13La valorisation des TRIP elle-même peut varier. Par exemple, le guide de l’auto-construction à la tronçonneuse est né de la rencontre entre le savoir-faire d’un paysan qui avait déjà construit sa ferme comme ça, et des charpentiers-architectes dans l’équipe salariée qui avaient cette sensibilité à la construction bois. Il nous a ainsi semblé à la fois intéressant et réaliste, puisque nous avions les personnes-ressources pour cela, de rendre reproductible cette expérience que nous avions identifiée, d’autant que cela confortait notre volonté initiale d’envisager l’auto-construction comme un moyen de gagner en autonomie pour les outils mais aussi pour le bâti.
14Reste que la notion d’« innovation » est quelque chose de très subjectif. Il nous arrive de recenser, sans volonté de diffuser largement (par des formations, etc.) quelque chose que nous promouvons alors comme une innovation, juste pour montrer comment un paysan ou une paysanne s’est débrouillée dans une situation donnée. Le colportage touche alors à la démarche : on promeut ainsi une façon de se parler, de témoigner de la « bricole » aussi dans une perspective de démystification du bricolage et du niveau à avoir pour faire des choses par soi-même. On peut même ainsi recenser une méthode, et non l’innovation à laquelle elle a abouti cette fois.

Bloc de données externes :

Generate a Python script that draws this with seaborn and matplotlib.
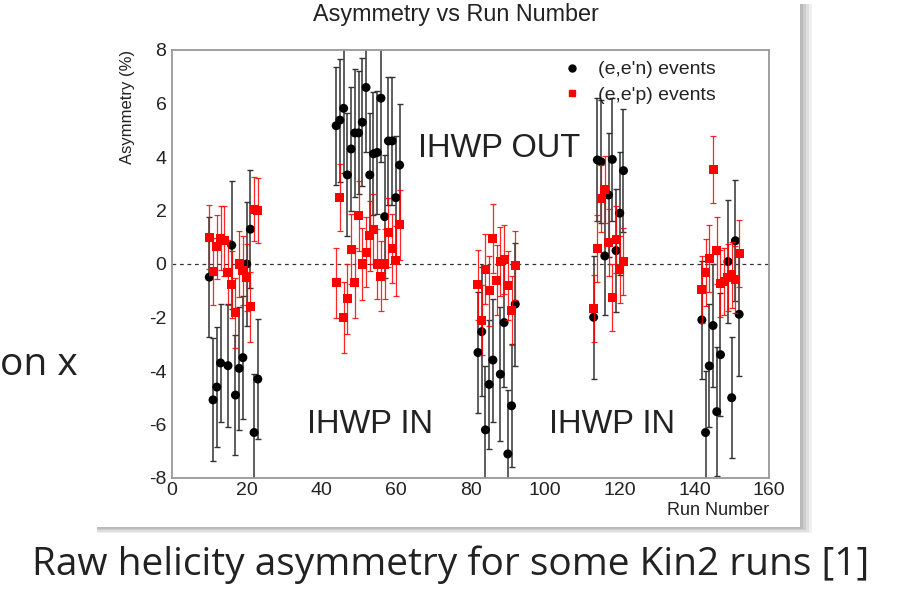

Comment le choix d’être un organisme de formation s’est-il imposé ? Quelles différences avec un modèle de valorisation économique basé sur la propriété intellectuelle des outils ?
15A. P. : Dès le départ, notre projet repose sur l’idée structurante que le savoir-faire est et doit rester collectif, et que les outils doivent en être le véhicule plutôt que la finalité. Dès lors, puisque nous ne voulions pas vendre d’outils clés en main, le modèle économique ne pouvait que reposer sur de la vente de formations. Et il était évident qu’il y avait, sinon une « demande », en tout cas un besoin. Tout d’abord, nous voyions arriver – et étions parfois nous-mêmes – ce qu’on nomme souvent comme des « néo-ruraux », voire des « néo-paysans » ; ou, dans le jargon technocratique, des installations « hors cadre familial » : des paysans et paysannes qui n’ont pas grandi dans une ferme, et qui ne savent pas se servir d’une meuleuse et d’un poste à souder. Ensuite, même parmi les personnes qui ont évolué depuis toujours dans le milieu agricole, il n’y avait pas forcément une maîtrise technique suffisante pour se lancer, surtout à partir d’un plan dessiné selon certaines normes. Il n’était donc pas possible de se contenter de mettre en circulation des plans, il y avait une nécessité évidente de formation pour lire ces derniers d’une part, et pour apprendre à travailler le métal d’autre part. En clair, former était dès le départ une évidence, comme une conséquence logique du « modèle du logiciel libre » sur lequel vous nous interrogiez et qui est intrinsèquement lié à notre rejet de l’accaparement du savoir et du savoir-faire paysan.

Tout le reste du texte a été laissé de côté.